ホロコースト犠牲者を想起する国際デー(1月27日)に寄せる
潘基文(パン・ギムン)国連事務総長メッセージ
プレスリリース 10-004-J 2010年01月28日
今年の国際デーのテーマは「生存という遺産」です。
数多くの男性と女性、そして子どもたちは、ゲットーやナチスによる死の収容所の恐怖に苦しみながらも、なんとか生き延びました。
そのすべての生存者が、私たちにとても大切なメッセージを伝えてくれます。すなわち、人間の精神の勝利というメッセージです。たとえ専制政治が行われたとしても、それが優勢になることは決してないと、生きた証が伝えているのです。
生存者たちは、私たちの子孫のために、ホロコーストから得た教訓を守り続けるという重要な役割も担っています。

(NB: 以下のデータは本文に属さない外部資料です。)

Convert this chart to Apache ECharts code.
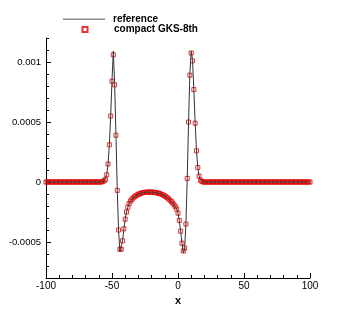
<!DOCTYPE html>
<html><head><meta charset="utf-8">
<script src="https://cdn.jsdelivr.net/npm/echarts@6/dist/echarts.min.js"></script>
<style>html,body{margin:0;padding:0;background:#fff}#c{width:353px;height:314px}</style>
</head><body><div id="c"></div>
<script>
var xs = [-100,-99,-98,-97,-96,-95,-94,-93,-92,-91,-90,-89,-88,-87,-86,-85,-84,-83,-82,-81,
-80,-79,-78,-77,-76,-75,-74,-73,-72,-71,-70,-69,-68,-67,-66,-65,-64,-63,-62,-61,
-60,-59,-58,-57,-56,-55,-54,-53,-52,-51,-50,-49,-48,-47,-46,-45,-44,-43,-42,-41,
-40,-39,-38,-37,-36,-35,-34,-33,-32,-31,-30,-29,-28,-27,-26,-25,-24,-23,-22,-21,
-20,-19,-18,-17,-16,-15,-14,-13,-12,-11,-10,-9,-8,-7,-6,-5,-4,-3,-2,-1,
0,1,2,3,4,5,6,7,8,9,10,11,12,13,14,15,16,17,18,19,
20,21,22,23,24,25,26,27,28,29,30,31,32,33,34,35,36,37,38,39,
40,41,42,43,44,45,46,47,48,49,50,51,52,53,54,55,56,57,58,59,
60,61,62,63,64,65,66,67,68,69,70,71,72,73,74,75,76,77,78,79,
80,81,82,83,84,85,86,87,88,89,90,91,92,93,94,95,96,97,98,99,100];

// compact GKS-8th (markers)
var gks = [0,0,0,0,0,0,0,0,0,0,0,0,0,0,0,0,0,0,0,0,
0,0,0,0,0,0,0,0,0,0,0,0,0,0,0,0,0,0,0,0,
0,0,0,0.000005,0.00001,0.00002,0.00006,0.00015,0.00031,0.00055,0.00084,0.00106,0.00081,0.00039,-0.00007,-0.0004,-0.00056,-0.00056,-0.00049,-0.00039,
-0.00031,-0.00025,-0.00021,-0.00018,-0.00016,-0.000145,-0.000133,-0.000123,-0.000115,-0.000108,-0.000102,-0.000097,-0.000093,-0.00009,-0.000088,-0.000086,-0.000085,-0.000084,-0.000084,-0.000084,
-0.000084,-0.000085,-0.000086,-0.000088,-0.00009,-0.000093,-0.000096,-0.0001,-0.000105,-0.00011,-0.000117,-0.000124,-0.000132,-0.000142,-0.000152,-0.000163,-0.000176,-0.00019,-0.000205,-0.000225,
-0.00026,-0.00032,-0.00041,-0.00051,-0.000575,-0.00055,-0.00035,0.00003,0.0005,0.00089,0.001075,0.00101,0.00077,0.00049,0.00026,0.00012,0.00005,0.000015,0.000005,0,
0,0,0,0,0,0,0,0,0,0,0,0,0,0,0,0,0,0,0,0,
0,0,0,0,0,0,0,0,0,0,0,0,0,0,0,0,0,0,0,0,
0,0,0,0,0,0,0,0,0,0,0,0,0,0,0,0,0,0,0,0,
0,0,0,0,0,0,0,0,0,0,0,0,0,0,0,0,0,0,0,0,0];

// reference solution (line)
var ref = [0,0,0,0,0,0,0,0,0,0,0,0,0,0,0,0,0,0,0,0,
0,0,0,0,0,0,0,0,0,0,0,0,0,0,0,0,0,0,0,0,
0,0,0,0.000005,0.00001,0.00002,0.00006,0.00015,0.00031,0.00055,0.00085,0.00109,0.00082,0.00039,-0.00007,-0.00041,-0.00058,-0.00058,-0.00049,-0.00039,
-0.00031,-0.00025,-0.00021,-0.00018,-0.00016,-0.000145,-0.000133,-0.000123,-0.000115,-0.000108,-0.000102,-0.000097,-0.000093,-0.00009,-0.000088,-0.000086,-0.000085,-0.000084,-0.000084,-0.000084,
-0.000084,-0.000085,-0.000086,-0.000088,-0.00009,-0.000093,-0.000096,-0.0001,-0.000105,-0.00011,-0.000117,-0.000124,-0.000132,-0.000142,-0.000152,-0.000163,-0.000176,-0.00019,-0.000205,-0.000225,
-0.00026,-0.00032,-0.00041,-0.00051,-0.00059,-0.00056,-0.00035,0.00003,0.0005,0.0009,0.00109,0.00102,0.00077,0.00049,0.00026,0.00012,0.00005,0.000015,0.000005,0,
0,0,0,0,0,0,0,0,0,0,0,0,0,0,0,0,0,0,0,0,
0,0,0,0,0,0,0,0,0,0,0,0,0,0,0,0,0,0,0,0,
0,0,0,0,0,0,0,0,0,0,0,0,0,0,0,0,0,0,0,0,
0,0,0,0,0,0,0,0,0,0,0,0,0,0,0,0,0,0,0,0,0];

var xTicks = [-100, -50, 0, 50, 100];
var yTicks = [-0.0005, 0, 0.0005, 0.001];
var yLabels = ['-0.0005', '0', '0.0005', '0.001'];

var FF = 'Liberation Sans, Arial, sans-serif';
var chart = echarts.init(document.getElementById('c'));
function gridBox() { return {left: 46, right: 43, top: 38, bottom: 36, containLabel: false, outerBoundsMode: 'none'}; }
chart.setOption({
  animation: false,
  backgroundColor: '#fff',
  grid: [gridBox(), gridBox()],
  legend: [{
    left: 63, top: 14.25, padding: 0, orient: 'vertical', itemWidth: 42, itemHeight: 1.5,
    textStyle: {fontSize: 10, fontWeight: 'bold', fontFamily: FF, color: '#000', padding: [0,0,0,3]},
    data: [{name: 'reference', icon: 'rect', itemStyle: {color: '#8c8c8c'}}], selectedMode: false
  }, {
    left: 81.5, top: 24.5, padding: 0, orient: 'vertical', itemWidth: 5, itemHeight: 5,
    textStyle: {fontSize: 10, fontWeight: 'bold', fontFamily: FF, color: '#000', padding: [0,0,0,21.5]},
    data: ['compact GKS-8th'], selectedMode: false
  }],
  xAxis: [{
    type: 'value', min: -100, max: 100, interval: 50, gridIndex: 0,
    name: 'x', nameLocation: 'middle', nameGap: 11,
    nameTextStyle: {fontSize: 11, fontWeight: 'bold', fontFamily: FF, color: '#000'},
    axisLine: {show: true, onZero: false, lineStyle: {color: '#000', width: 1}},
    axisTick: {show: true, inside: true, length: 5, lineStyle: {color: '#000'}},
    minorTick: {show: true, splitNumber: 5, length: 3, lineStyle: {color: '#000'}},
    axisLabel: {fontSize: 10, fontFamily: FF, color: '#000', margin: 3,
      customValues: xTicks, formatter: function (v) { return String(v); }},
    splitLine: {show: false}
  }, {
    type: 'value', min: -100, max: 100, gridIndex: 1, show: false,
    axisLine: {onZero: false}
  }],
  yAxis: [{
    type: 'value', min: -0.0008, max: 0.0012, interval: 0.0001, gridIndex: 0,
    name: 'pressure perturbation', nameLocation: 'middle', nameGap: 31,
    nameTextStyle: {fontSize: 11, fontWeight: 'bold', fontFamily: FF, color: '#000'},
    axisLine: {show: true, onZero: false, lineStyle: {color: '#000', width: 1}},
    axisTick: {show: true, inside: true, length: 3, lineStyle: {color: '#000'}},
    axisLabel: {fontSize: 9.5, fontFamily: FF, color: '#000', margin: 5,
      customValues: yTicks,
      formatter: function (v) { var i = yTicks.indexOf(v); return i >= 0 ? yLabels[i] : ''; }},
    splitLine: {show: false}
  }, {
    type: 'value', min: -0.0008, max: 0.0012, gridIndex: 1, position: 'left',
    axisLine: {show: false, onZero: false},
    axisTick: {show: true, inside: true, length: 5, customValues: yTicks, lineStyle: {color: '#000'}},
    axisLabel: {show: false},
    splitLine: {show: false}
  }],
  series: [{
    name: 'reference', type: 'line', xAxisIndex: 0, yAxisIndex: 0,
    data: xs.map(function (x, i) { return [x, ref[i]]; }),
    symbol: 'none', z: 4,
    lineStyle: {color: '#333', width: 1},
    itemStyle: {color: '#333'}
  }, {
    name: 'compact GKS-8th', type: 'scatter', xAxisIndex: 0, yAxisIndex: 0,
    data: xs.map(function (x, i) { return [x, gks[i]]; }),
    symbol: 'rect', symbolSize: 4, z: 3,
    itemStyle: {color: 'rgba(0,0,0,0)', borderColor: '#e00000', borderWidth: 1}
  }]
});
</script></body></html>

収容所として最大、かつ最も悪名高いアウシュヴィッツ=ビルケナウ強制収容所は、65年前の今日、解放されました。このような場所では、何百万人もの人々が組織的に虐待され、殺害されました。被害者のほとんどはユダヤ人でしたが、それ以外の人々も標的にされました。アウシュヴィッツで殺害された数千の人々は、「ファミリー・キャンプ」に収容されていたロマとスィンティの人々でした。
ホロコーストの生存者は、これからも永遠に私たちと共にいるわけではありません。けれども、彼らがホロコーストを生き延びたという遺産は生き続けなければなりません。私たちは、記念行事や教育などを通じて、生存者の物語を語り継いでいかなくてはなりません。そして、そうした粘り強い取り組みを通じて、何よりもジェノサイド(大量虐殺)や他の重大な罪を防いでいく必要があるのです。
国連は、この目標を達成するよう全力を尽くしていきます。私たちと共に、ホロコーストを想起するという使命を前進させることを誓い、人間の尊厳を守ろうではありませんか。